__Exercise prompt__. Give an exact transcription of every line, dropping the images.

__Data block__.
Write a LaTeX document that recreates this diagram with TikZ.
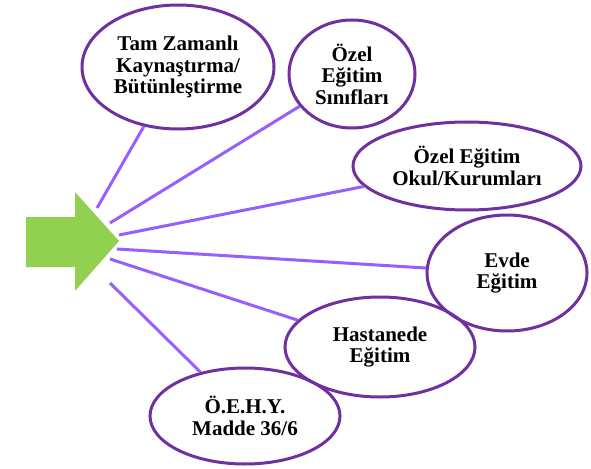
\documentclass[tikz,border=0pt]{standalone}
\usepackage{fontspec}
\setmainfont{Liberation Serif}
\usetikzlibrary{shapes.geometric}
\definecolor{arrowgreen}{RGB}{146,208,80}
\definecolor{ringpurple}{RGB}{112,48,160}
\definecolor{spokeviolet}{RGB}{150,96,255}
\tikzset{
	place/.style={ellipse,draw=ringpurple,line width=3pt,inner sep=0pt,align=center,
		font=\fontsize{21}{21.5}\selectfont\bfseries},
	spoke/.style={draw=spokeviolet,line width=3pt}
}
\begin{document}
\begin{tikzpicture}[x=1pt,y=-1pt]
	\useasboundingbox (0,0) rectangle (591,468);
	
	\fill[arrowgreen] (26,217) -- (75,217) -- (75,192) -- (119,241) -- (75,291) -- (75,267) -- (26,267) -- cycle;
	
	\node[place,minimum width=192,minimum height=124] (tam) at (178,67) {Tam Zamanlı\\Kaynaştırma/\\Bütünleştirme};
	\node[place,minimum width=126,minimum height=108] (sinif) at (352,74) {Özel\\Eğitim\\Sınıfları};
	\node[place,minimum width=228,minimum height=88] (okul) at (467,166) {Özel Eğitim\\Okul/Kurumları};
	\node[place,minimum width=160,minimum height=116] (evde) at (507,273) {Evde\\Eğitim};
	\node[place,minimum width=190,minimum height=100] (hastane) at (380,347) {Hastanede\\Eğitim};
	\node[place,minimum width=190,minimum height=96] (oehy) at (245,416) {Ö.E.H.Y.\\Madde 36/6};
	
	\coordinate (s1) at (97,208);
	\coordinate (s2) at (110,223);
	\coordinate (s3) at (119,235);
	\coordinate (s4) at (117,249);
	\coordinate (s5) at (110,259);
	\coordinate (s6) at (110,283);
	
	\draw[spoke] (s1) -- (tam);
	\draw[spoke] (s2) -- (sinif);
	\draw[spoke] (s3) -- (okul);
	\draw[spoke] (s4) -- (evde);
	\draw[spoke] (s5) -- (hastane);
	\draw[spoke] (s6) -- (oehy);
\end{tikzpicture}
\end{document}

__Result of this exercise__.
Write a LaTeX document that recreates this diagram with TikZ.
\documentclass[tikz,border=0pt]{standalone}
\usepackage{fontspec}
\setmainfont{Liberation Serif}
\usetikzlibrary{shapes.geometric}
\definecolor{arrowgreen}{RGB}{146,208,80}
\definecolor{ringpurple}{RGB}{112,48,160}
\definecolor{spokeviolet}{RGB}{150,96,255}
\tikzset{
	place/.style={ellipse,draw=ringpurple,line width=3pt,inner sep=0pt,align=center,
		font=\fontsize{21}{21.5}\selectfont\bfseries},
	spoke/.style={draw=spokeviolet,line width=3pt}
}
\begin{document}
\begin{tikzpicture}[x=1pt,y=-1pt]
	\useasboundingbox (0,0) rectangle (591,468);
	
	\fill[arrowgreen] (26,217) -- (75,217) -- (75,192) -- (119,241) -- (75,291) -- (75,267) -- (26,267) -- cycle;
	
	\node[place,minimum width=192,minimum height=124] (tam) at (178,67) {Tam Zamanlı\\Kaynaştırma/\\Bütünleştirme};
	\node[place,minimum width=126,minimum height=108] (sinif) at (352,74) {Özel\\Eğitim\\Sınıfları};
	\node[place,minimum width=228,minimum height=88] (okul) at (467,166) {Özel Eğitim\\Okul/Kurumları};
	\node[place,minimum width=160,minimum height=116] (evde) at (507,273) {Evde\\Eğitim};
	\node[place,minimum width=190,minimum height=100] (hastane) at (380,347) {Hastanede\\Eğitim};
	\node[place,minimum width=190,minimum height=96] (oehy) at (245,416) {Ö.E.H.Y.\\Madde 36/6};
	
	\coordinate (s1) at (97,208);
	\coordinate (s2) at (110,223);
	\coordinate (s3) at (119,235);
	\coordinate (s4) at (117,249);
	\coordinate (s5) at (110,259);
	\coordinate (s6) at (110,283);
	
	\draw[spoke] (s1) -- (tam);
	\draw[spoke] (s2) -- (sinif);
	\draw[spoke] (s3) -- (okul);
	\draw[spoke] (s4) -- (evde);
	\draw[spoke] (s5) -- (hastane);
	\draw[spoke] (s6) -- (oehy);
\end{tikzpicture}
\end{document}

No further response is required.